William Fevre Montmains Premier Cru Chablis 2010
Chardonnay from Chablis, Burgundy, France
This 100% Chardonnay is a structured, lively and mineral wine with good length on the palate. It is both straightforward and fresh, with exemplary concentration.
The Wine Advocate - "Fevre's domaine bottling of the 2010 Chablis Montmains is wonderfully subtle, perfumed and gracious. It boasts serious finesse in its nuanced, crystalline fruit. Here, the richness and weight of the vintage is not as obvious, at least today. That may come in time, but we will have to see.

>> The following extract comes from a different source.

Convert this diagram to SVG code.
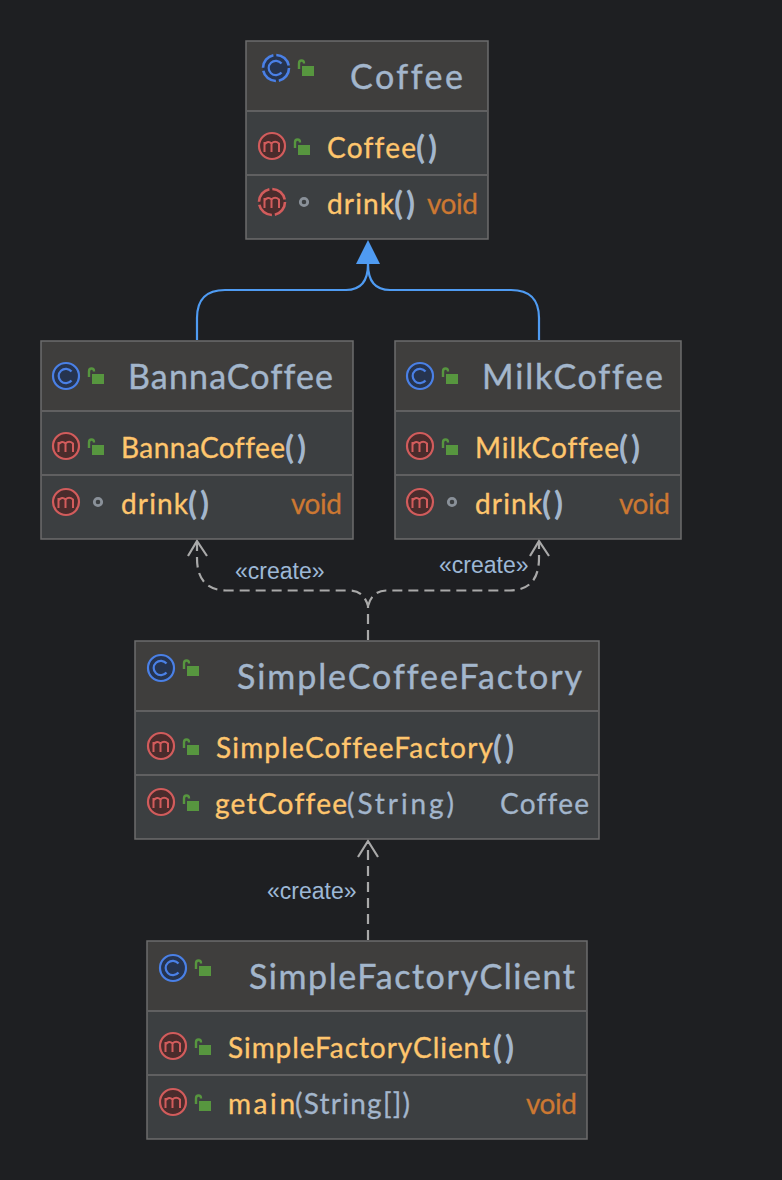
<svg xmlns="http://www.w3.org/2000/svg" width="782" height="1180" viewBox="0 0 782 1180">
<style>
text{font-family:"Lato","Noto Sans",sans-serif;font-variant-ligatures:none}
.box{fill:#3c3f41;stroke:#6c6c6c;stroke-width:1.5}
.head{fill:#3f3e3d}
.div{stroke:#6c6c6c;stroke-width:1.500}
.title{font-size:34px;fill:#a3b6cc;stroke:#a3b6cc;stroke-width:.4}
.m{font-size:28px;fill:#ffc66d;stroke:#ffc66d;stroke-width:.35}
.p{font-size:28px;fill:#a3b6cc;stroke:#a3b6cc;stroke-width:.3}
.par{font-size:33px;font-weight:bold;fill:#a3b6cc}
.t{font-size:28px;fill:#cc7832;stroke:#cc7832;stroke-width:.3}
.rt{font-size:28px;fill:#a3b6cc;stroke:#a3b6cc;stroke-width:.3}
.lab{font-family:"Liberation Sans",Arial,sans-serif;font-size:23px;fill:#9db8d6}
.inh{fill:none;stroke:#4f9bf2;stroke-width:2.200}
.dep{fill:none;stroke:#a9a9a9;stroke-width:2.200;stroke-dasharray:10 6}
.open{fill:none;stroke:#a9a9a9;stroke-width:2.200}
</style>
<defs>
<g id="ic-c"><circle r="13" fill="#26344f" stroke="#4a80e6" stroke-width="2.200"/><path d="M5.500-4.500A7.200 7.200 0 1 0 5.500 4.500" fill="none" stroke="#4a80e6" stroke-width="2.200"/></g>
<g id="ic-ca"><circle r="13" fill="#26344f" stroke="#4a80e6" stroke-width="2.600" stroke-dasharray="17.400 3"/><path d="M5.500-4.500A7.200 7.200 0 1 0 5.500 4.500" fill="none" stroke="#4a80e6" stroke-width="2.200"/></g>
<g id="ic-m"><circle r="13" fill="#4a2c2c" stroke="#d25c5c" stroke-width="2.200"/><path d="M-7.500 6V-4M-7.500-1.500Q-4-6-.5-2.500V6M-.5-2.500Q3-6 7-2.500V6" fill="none" stroke="#d25c5c" stroke-width="2"/></g>
<g id="ic-ma"><circle r="13" fill="#4a2c2c" stroke="#d25c5c" stroke-width="2.600" stroke-dasharray="17.400 3"/><path d="M-7.500 6V-4M-7.500-1.500Q-4-6-.5-2.500V6M-.5-2.500Q3-6 7-2.500V6" fill="none" stroke="#d25c5c" stroke-width="2"/></g>
<g id="ic-pub"><rect x="-4" y="-4" width="12" height="10" fill="#57963f"/><path d="M-7-1V-6.500Q-7-9.500-4.500-9.500T-2-6.500" fill="none" stroke="#57963f" stroke-width="2.400"/></g>
<circle id="ic-pkg" r="3.700" fill="none" stroke="#8a9199" stroke-width="2.800"/>
</defs>

<rect width="782" height="1180" fill="#1e1f22"/>

<g id="connectors">
<path class="inh" d="M197 340V318Q197 290 225 290H346Q368 290 368 264"/>
<path class="inh" d="M539 340V318Q539 290 511 290H390Q368 290 368 264"/>
<polygon points="368,240 380,264 356,264" fill="#4f9bf2"/>
<path class="dep" d="M368 640V606Q364 591 350 590.500H226Q197 590 197 558V542"/>
<path class="dep" d="M368 606Q372 591 386 590.500H510Q539 590 539 558V542"/>
<path class="open" d="M188 556L197 541L207 556M530 556L539 541L549 556"/>
<path class="dep" d="M368 940V842"/>
<path class="open" d="M358 857L368 841L378 857"/>
<text class="lab" x="235" y="579">«create»</text>
<text class="lab" x="439" y="573">«create»</text>
<text class="lab" x="267" y="899">«create»</text>
</g>

<g id="node-coffee">
<rect class="box" x="246" y="41" width="242" height="198"/>
<rect class="head" x="247" y="42" width="240" height="68"/>
<line class="div" x1="247" x2="487" y1="111" y2="111"/>
<line class="div" x1="247" x2="487" y1="175" y2="175"/>
<use href="#ic-ca" x="276" y="68"/><use href="#ic-pub" x="306" y="70"/>
<text class="title" x="350" y="89" textLength="113">Coffee</text>
<use href="#ic-m" x="272" y="146"/><use href="#ic-pub" x="302" y="149"/>
<text class="m" x="327" y="158" textLength="89">Coffee</text><text class="par" x="416" y="159" textLength="21">()</text>
<use href="#ic-ma" x="272" y="202"/><use href="#ic-pkg" x="304" y="202"/>
<text class="m" x="327" y="214" textLength="67">drink</text><text class="par" x="394" y="215" textLength="21">()</text>
<text class="t" x="427" y="214" textLength="51">void</text>
</g>

<g id="node-bannacoffee">
<rect class="box" x="41" y="341" width="312" height="198"/>
<rect class="head" x="42" y="342" width="310" height="68"/>
<line class="div" x1="42" x2="352" y1="411" y2="411"/>
<line class="div" x1="42" x2="352" y1="475" y2="475"/>
<use href="#ic-c" x="66" y="376"/><use href="#ic-pub" x="96" y="378"/>
<text class="title" x="128" y="389" textLength="205">BannaCoffee</text>
<use href="#ic-m" x="66" y="446"/><use href="#ic-pub" x="96" y="449"/>
<text class="m" x="121" y="458" textLength="164">BannaCoffee</text><text class="par" x="285" y="459" textLength="21">()</text>
<use href="#ic-m" x="66" y="502"/><use href="#ic-pkg" x="98" y="502"/>
<text class="m" x="121" y="514" textLength="67">drink</text><text class="par" x="188" y="515" textLength="21">()</text>
<text class="t" x="291" y="514" textLength="51">void</text>
</g>

<g id="node-milkcoffee">
<rect class="box" x="395" y="341" width="286" height="198"/>
<rect class="head" x="396" y="342" width="284" height="68"/>
<line class="div" x1="396" x2="680" y1="411" y2="411"/>
<line class="div" x1="396" x2="680" y1="475" y2="475"/>
<use href="#ic-c" x="420" y="376"/><use href="#ic-pub" x="450" y="378"/>
<text class="title" x="482" y="389" textLength="181">MilkCoffee</text>
<use href="#ic-m" x="420" y="446"/><use href="#ic-pub" x="450" y="449"/>
<text class="m" x="475" y="458" textLength="144">MilkCoffee</text><text class="par" x="619" y="459" textLength="21">()</text>
<use href="#ic-m" x="420" y="502"/><use href="#ic-pkg" x="452" y="502"/>
<text class="m" x="475" y="514" textLength="67">drink</text><text class="par" x="542" y="515" textLength="21">()</text>
<text class="t" x="619" y="514" textLength="51">void</text>
</g>

<g id="node-simplecoffeefactory">
<rect class="box" x="135" y="641" width="464" height="198"/>
<rect class="head" x="136" y="642" width="462" height="68"/>
<line class="div" x1="136" x2="598" y1="711" y2="711"/>
<line class="div" x1="136" x2="598" y1="775" y2="775"/>
<use href="#ic-c" x="161" y="668"/><use href="#ic-pub" x="191" y="670"/>
<text class="title" x="237" y="689" textLength="345">SimpleCoffeeFactory</text>
<use href="#ic-m" x="161" y="746"/><use href="#ic-pub" x="191" y="749"/>
<text class="m" x="216" y="758" textLength="277">SimpleCoffeeFactory</text><text class="par" x="493" y="759" textLength="21">()</text>
<use href="#ic-m" x="161" y="802"/><use href="#ic-pub" x="191" y="805"/>
<text class="m" x="215" y="814" textLength="132">getCoffee</text><text class="p" x="347" y="814" textLength="107">(String)</text>
<text class="rt" x="500" y="814" textLength="89">Coffee</text>
</g>

<g id="node-simplefactoryclient">
<rect class="box" x="147" y="941" width="440" height="198"/>
<rect class="head" x="148" y="942" width="438" height="68"/>
<line class="div" x1="148" x2="586" y1="1011" y2="1011"/>
<line class="div" x1="148" x2="586" y1="1075" y2="1075"/>
<use href="#ic-c" x="173" y="968"/><use href="#ic-pub" x="203" y="970"/>
<text class="title" x="249" y="989" textLength="326">SimpleFactoryClient</text>
<use href="#ic-m" x="173" y="1046"/><use href="#ic-pub" x="203" y="1049"/>
<text class="m" x="228" y="1058" textLength="262">SimpleFactoryClient</text><text class="par" x="493" y="1059" textLength="21">()</text>
<use href="#ic-m" x="173" y="1102"/><use href="#ic-pub" x="203" y="1105"/>
<text class="m" x="228" y="1114" textLength="67">main</text><text class="p" x="295" y="1114" textLength="115">(String[])</text>
<text class="t" x="526" y="1114" textLength="51">void</text>
</g>
</svg>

An intense, saline finish makes it hard to move on in this tasting. The Montmains is one of the jewels in this lineup of 2010s from Fevre."
International Wine Cellar - "Pale color. High-pitched, nuanced nose combines pineapple, lime, quinine, ginger, white pepper and flowers. Elegant, fine-grained and quite suave, with a distinctly airy texture. Finishes rich, ripe and persistent. A serious wine, but is it any longer than the Montmains from purchased grapes?
Wine & Spirits - "Classical in its Chardonnay architecture, this wine has both depth and height. It's leesy and tight in aroma, a little soft around the edges of its Key lime flavor, and refined in the finish. This should reach a good moment for enjoyment around five or six years from the vintage."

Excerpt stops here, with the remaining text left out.